…To Take Steps to Survive Low Dairy Prices
By Leon Ressler, Lancaster Farming
(Original article: http://www.lancasterfarming.com/agriculturalinformation/1031-NowTime#.Vjd6nH6rSM9)
This year, the dairy industry is experiencing a down cycle similar to 2009 and 2012. These volatile market swings are not new or unexpected.
Extension dairy specialist Virginia Ishler says there are management practices that can be implemented to help sustain the dairy operation under these conditions.
Last year at this time, producers were receiving record high milk prices, and now the milk price is $9 per hundredweight less.
Unfortunately, farm expenses do not decrease accordingly and the challenge is sustaining a business when revenue is dramatically reduced.
This downturn in the cycle is not new and is similar to what was experienced in 2009 with extremely low milk prices and in 2012 with extremely high feed prices.
There are strategies that can be implemented to survive these volatile cycles. As in any business, there are the short- and long-term plans. Since the projections in milk price do not look promising, implementing strategies now is paramount.
The first step is to resist any temptation to short-change the cows on nutrition. Milk income has to be optimized and with a low milk price, making ration changes that result in reduced milk production is not prudent. But there may be options to bring feed costs per cow more in line.

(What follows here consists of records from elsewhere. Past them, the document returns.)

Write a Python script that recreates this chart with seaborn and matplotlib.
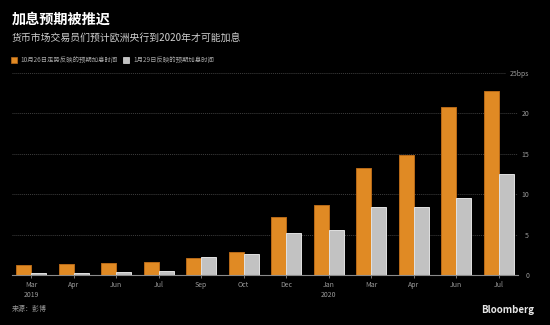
import matplotlib
matplotlib.use("Agg")
import matplotlib.pyplot as plt
from matplotlib.patches import Patch
import pandas as pd
import seaborn as sns

# Expected ECB hike (bps) priced for each meeting month
periods = ["2019-03", "2019-04", "2019-06", "2019-07", "2019-09", "2019-10",
           "2019-12", "2020-01", "2020-03", "2020-04", "2020-06", "2020-07"]
month_labels = ["Mar", "Apr", "Jun", "Jul", "Sep", "Oct",
                "Dec", "Jan", "Mar", "Apr", "Jun", "Jul"]
year_labels = {0: "2019", 7: "2020"}
oct26 = [1.2, 1.3, 1.45, 1.57, 2.07, 2.81, 7.15, 8.63, 13.3, 14.8, 20.85, 22.75]
jan29 = [0.2, 0.2, 0.33, 0.45, 2.19, 2.64, 5.16, 5.53, 8.42, 8.47, 9.5, 12.47]
series_names = ["10月26日走势反映的预期加息时间", "1月29日反映的预期加息时间"]
y_ticks = [0, 5, 10, 15, 20, 25]
y_tick_labels = ["0", "5", "10", "15", "20", "25bps"]

title = "加息预期被推迟"
subtitle = "货币市场交易员们预计欧洲央行到2020年才可能加息"
source = "来源：彭博"

ORANGE = "#E08A24"
ORANGE_EDGE = "#B86A18"
GRAY = "#C2C2C2"
GRAY_EDGE = "#E2E2E2"
TEXT_GRAY = "#9A9A9A"

df = pd.DataFrame({
    "period": periods * 2,
    "bps": oct26 + jan29,
    "series": [series_names[0]] * len(periods) + [series_names[1]] * len(periods),
})

sns.set_style("dark")
plt.rcParams["font.family"] = ["Noto Sans CJK SC", "DejaVu Sans"]

fig = plt.figure(figsize=(5.5, 3.25), dpi=100, facecolor="black")
ax = fig.add_axes([12 / 550, 50 / 325, 506 / 550, 202 / 325])
ax.set_facecolor("black")

sns.barplot(data=df, x="period", y="bps", hue="series", order=periods,
            hue_order=series_names, palette=[ORANGE, GRAY], width=0.7,
            saturation=1, legend=False, ax=ax, zorder=3)

for container, edge in zip(ax.containers, [ORANGE_EDGE, GRAY_EDGE]):
    for bar in container:
        bar.set_edgecolor(edge)
        bar.set_linewidth(0.7)

ax.set_xlim(-0.45, len(periods) - 0.55)
ax.set_ylim(0, 25)

# dotted gridlines
for v in y_ticks[1:]:
    ax.axhline(v, xmin=0, xmax=0.975 if v == y_ticks[-1] else 1.0,
               color="#3e3e3e", lw=0.7, ls=(0, (1, 1)), zorder=1)
ax.grid(False)

for name, spine in ax.spines.items():
    spine.set_visible(name == "bottom")
ax.spines["bottom"].set_color("#8a8a8a")
ax.spines["bottom"].set_linewidth(0.8)
ax.spines["bottom"].set_zorder(4)

xt = [m + ("\n" + year_labels[i] if i in year_labels else "")
      for i, m in enumerate(month_labels)]
ax.set_xticks(range(len(periods)))
ax.set_xticklabels(xt, fontsize=5, color=TEXT_GRAY, linespacing=1.3)
ax.tick_params(axis="x", length=2.5, width=0.6, color="#8a8a8a", pad=2,
               bottom=True, direction="out")

ax.yaxis.tick_right()
ax.set_yticks(y_ticks)
ax.set_yticklabels(y_tick_labels, fontsize=5, color=TEXT_GRAY, ha="right")
ax.tick_params(axis="y", length=0, pad=8, right=True, left=False)
ax.set_xlabel("")
ax.set_ylabel("")

fig.text(12 / 550, 1 - 20 / 325, title, fontsize=10.2, fontweight="bold",
         color="white", va="center", ha="left")
fig.text(12 / 550, 1 - 38 / 325, subtitle, fontsize=7.1, color="#d0d0d0",
         va="center", ha="left")

handles = [Patch(facecolor=ORANGE, edgecolor=ORANGE_EDGE, lw=0.5),
           Patch(facecolor=GRAY, edgecolor=GRAY_EDGE, lw=0.5)]
fig.legend(handles=handles, labels=series_names, loc="center left",
           bbox_to_anchor=(11 / 550, 1 - 60 / 325), ncol=2, frameon=False,
           fontsize=4.6, handlelength=0.95, handleheight=0.95,
           handletextpad=0.6, columnspacing=0.8, borderpad=0,
           borderaxespad=0, labelcolor="#a8a8a8")

fig.text(12 / 550, 1 - 309 / 325, source, fontsize=5, color=TEXT_GRAY,
         va="center", ha="left")
fig.text(534 / 550, 1 - 310 / 325, "Bloomberg", fontsize=7, fontweight="bold",
         color="#e6e6e6", va="center", ha="right")

fig.savefig("out.png", dpi=100, facecolor="black")
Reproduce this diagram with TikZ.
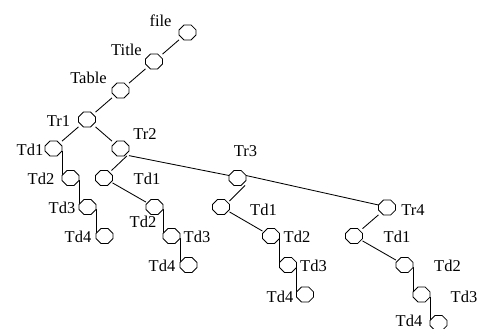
\documentclass[tikz,border=0pt]{standalone}
\usepackage{fontspec}
\setmainfont{Liberation Serif}
\tikzset{
  oct/.style={rectangle, minimum width=17pt, minimum height=15pt, inner sep=0pt, outer sep=0pt},
  octline/.style={draw, fill=white, line width=0.85pt, line join=miter},
  lbl/.style={anchor=base, inner sep=0pt, font=\fontsize{16.5}{19}\selectfont},
  edge/.style={line width=0.85pt}
}
\begin{document}
\begin{tikzpicture}[x=1pt,y=-1pt]
\useasboundingbox (0,0) rectangle (483,329);
\path
  (187.5,32.5) coordinate (pfile)
  (154,61.5) coordinate (pTitle)
  (120.5,90.5) coordinate (pTable)
  (87,119.5) coordinate (pTr1)
  (53.5,148.5) coordinate (pTda1)
  (70.5,178) coordinate (pTda2)
  (87.5,207) coordinate (pTda3)
  (104.5,236) coordinate (pTda4)
  (120.5,148.5) coordinate (pTr2)
  (104,178) coordinate (pcb)
  (154.5,207) coordinate (pTdb2)
  (171.5,236) coordinate (pTdb3)
  (188.5,265) coordinate (pTdb4)
  (237.5,178) coordinate (pTr3)
  (221,207) coordinate (pcc)
  (271,236) coordinate (pTdc2)
  (288,265) coordinate (pTdc3)
  (305,294.5) coordinate (pTdc4)
  (387,207.5) coordinate (pTr4)
  (354,236) coordinate (pcd)
  (404.5,265) coordinate (pTdd2)
  (421.5,294.5) coordinate (pTdd3)
  (438.5,323) coordinate (pTdd4);
\foreach \n in {file,Title,Table,Tr1,Tda1,Tda2,Tda3,Tda4,Tr2,cb,Tdb2,Tdb3,Tdb4,Tr3,cc,Tdc2,Tdc3,Tdc4,Tr4,cd,Tdd2,Tdd3,Tdd4}
  \node[oct] (\n) at (p\n) {};
% connectors
\begin{scope}[edge]
\draw (file) -- (Title);
\draw (Title) -- (Table);
\draw (Table) -- (Tr1);
\draw (Tr1) -- (Tda1);
\draw (Tr1) -- (Tr2);
\foreach \a/\b in {Tda1/Tda2,Tda2/Tda3,Tda3/Tda4,Tdb2/Tdb3,Tdb3/Tdb4,Tdc2/Tdc3,Tdc3/Tdc4,Tdd2/Tdd3,Tdd3/Tdd4} {
  \path ([yshift=-2.5pt]\a.east) coordinate (\a-o) ([yshift=2.5pt]\b.west) coordinate (\b-i);
  \draw (\a-o) -- (\a-o |- \b-i);
}
\draw (Tr2.-50) -- (cb.45);
\draw (cb) -- (Tdb2);
\draw (Tr2.-40) -- ([yshift=2.5pt]Tr3.west);
\draw (Tr3.-45) -- (cc.35);
\draw (cc) -- (Tdc2);
\draw ([yshift=2.5pt]Tr3.east) -- ([yshift=2.5pt]Tr4.west);
\draw (Tr4) -- (cd);
\draw (cd) -- (Tdd2);
\end{scope}
% octagon outlines on top of the connectors
\foreach \n in {file,Title,Table,Tr1,Tda1,Tda2,Tda3,Tda4,Tr2,cb,Tdb2,Tdb3,Tdb4,Tr3,cc,Tdc2,Tdc3,Tdc4,Tr4,cd,Tdd2,Tdd3,Tdd4}
  \path[octline] ([xshift=-3.6pt]\n.north) -- ([xshift=3.6pt]\n.north) -- ([yshift=2.6pt]\n.east)
    -- ([yshift=-2.6pt]\n.east) -- ([xshift=3.6pt]\n.south) -- ([xshift=-3.6pt]\n.south)
    -- ([yshift=-2.6pt]\n.west) -- ([yshift=2.6pt]\n.west) -- cycle;
% labels
\node[lbl] (Lfile) at (160.5,27) {file};
\node[lbl] (LTitle) at (126.5,55.5) {Title};
\node[lbl] (LTable) at (88.5,83.5) {Table};
\node[lbl] (LTr1) at (58.5,127) {Tr1};
\node[lbl] (LTr2) at (145,140) {Tr2};
\node[lbl] (LTda1) at (30,155.5) {Td1};
\node[lbl] (LTda2) at (41,185) {Td2};
\node[lbl] (LTda3) at (62,214) {Td3};
\node[lbl] (LTda4) at (78,243) {Td4};
\node[lbl] (LTdb1) at (147,185) {Td1};
\node[lbl] (LTdb2) at (143,228) {Td2};
\node[lbl] (LTdb3) at (197,243) {Td3};
\node[lbl] (LTdb4) at (162,272) {Td4};
\node[lbl] (LTr3) at (245.5,157) {Tr3};
\node[lbl] (LTdc1) at (263.5,215) {Td1};
\node[lbl] (LTdc2) at (297,243) {Td2};
\node[lbl] (LTdc3) at (313.5,272) {Td3};
\node[lbl] (LTdc4) at (280,302) {Td4};
\node[lbl] (LTr4) at (413,215) {Tr4};
\node[lbl] (LTdd1) at (397,243) {Td1};
\node[lbl] (LTdd2) at (447.5,272) {Td2};
\node[lbl] (LTdd3) at (464,302) {Td3};
\node[lbl] (LTdd4) at (409,326.5) {Td4};
\end{tikzpicture}
\end{document}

In 2014, producers who were controlling their feed costs showed approximately 30 percent of their income going toward feed. Currently, these same producers are hovering between 40 to 45 percent.
The herds experiencing difficulty already have more than 50 percent of their income going toward feed. So far, weather conditions have been good for hay crop forage and corn for silage.
Optimizing forage inventories, allocating forages based on quality to the various animal groups, and feeding a high-forage-based ration can be strategies to control purchased feed costs.
Now is the time to start having a conversation with the nutritionist about what is doable for the herd.
There are also several management practices the producer can focus on during these tough times. Revisiting feeding management on the farm may be warranted.
Focus on routinely testing dry matters on forages and adjust the rations accordingly. Monitor intakes for the herd or group, keep feed in front of the cows 22 hours per day and provide a separate group for fresh cows and 2-year-olds if facilities permit.
In herds fed total mixed rations, check particle size to avoid sorting problems and analyze the ration to confirm it is being mixed properly.
In component-fed herds, weigh the grain scoops to confirm weights on new feed deliveries to minimize overfeeding or underfeeding.
Some of these practices require a time commitment and some monetary expense, but they can greatly affect animal performance and efficiency.
The Extension Dairy Team’s work with cash flow plans the last few years fairly consistently shows an average gross milk break-even price of $19 per hundredweight. The projected gross milk price currently is around $16-$17.
When evaluating dairy operations from the most to least profitable, the areas that don’t fluctuate much are direct expenses and most operating expenses.
The exceptions usually revolve around repairs and hired labor expense. The one constant between herds with varying break-even is their purchased feed cost — both forage and concentrates — and the direct crop costs.
This is the area having the greatest impact on cash surplus. Forage quality and quantity are the big drivers to maintaining a positive cash flow.
A long-term approach to surviving downturns in the market cycle is to evaluate cropping strategies, which include double-cropping and alternative crops.
Implement best management practices to improve or maintain the highest quality forage for the lactating cows and the right-quality forage for the other groups. Producers who have embraced these concepts are better prepared to deal with the downturn in milk price and milk income.
To Understand the Market Psychology Affecting Milk Prices
The world’s financial markets were volatile again last month but really changed very little. Jim Dunn, Penn State professor of agricultural economics, reports the underlying issues are a slowing Chinese economy, massive migration to Europe from the Middle East and unpredictable Russian behavior.
U.S. corn and soybean crops are good, although not as big as last year. Of course, the strong dollar is undermining export opportunities for most agricultural products, depressing U.S. prices. The excellent crops elsewhere will further limit export opportunities for corn and beans.
Dunn estimates the Pennsylvania all-milk price for September to be $18.73 per hundredweight, up $1.13 from August, and the October price will be $19.45.
His forecast for the average Pennsylvania all-milk price for the next nine months is $19.20 per hundredweight, up considerably from recent months.
Quote of the Week
“Being others-focused instead of self-focused changes your worldview. Living in a selfless manner and seeking to help others enriches our very existence on a daily basis. Get your hands dirty once in a while by serving in a capacity that is lower than your position or station in life. This keeps you tethered to the real world and grounded to reality, which should make it harder to be prideful and forget where you came from.”
— Miles Anthony Smith
Leon Ressler is district director of Penn State Cooperative Extension for Chester, Lancaster and Lebanon counties.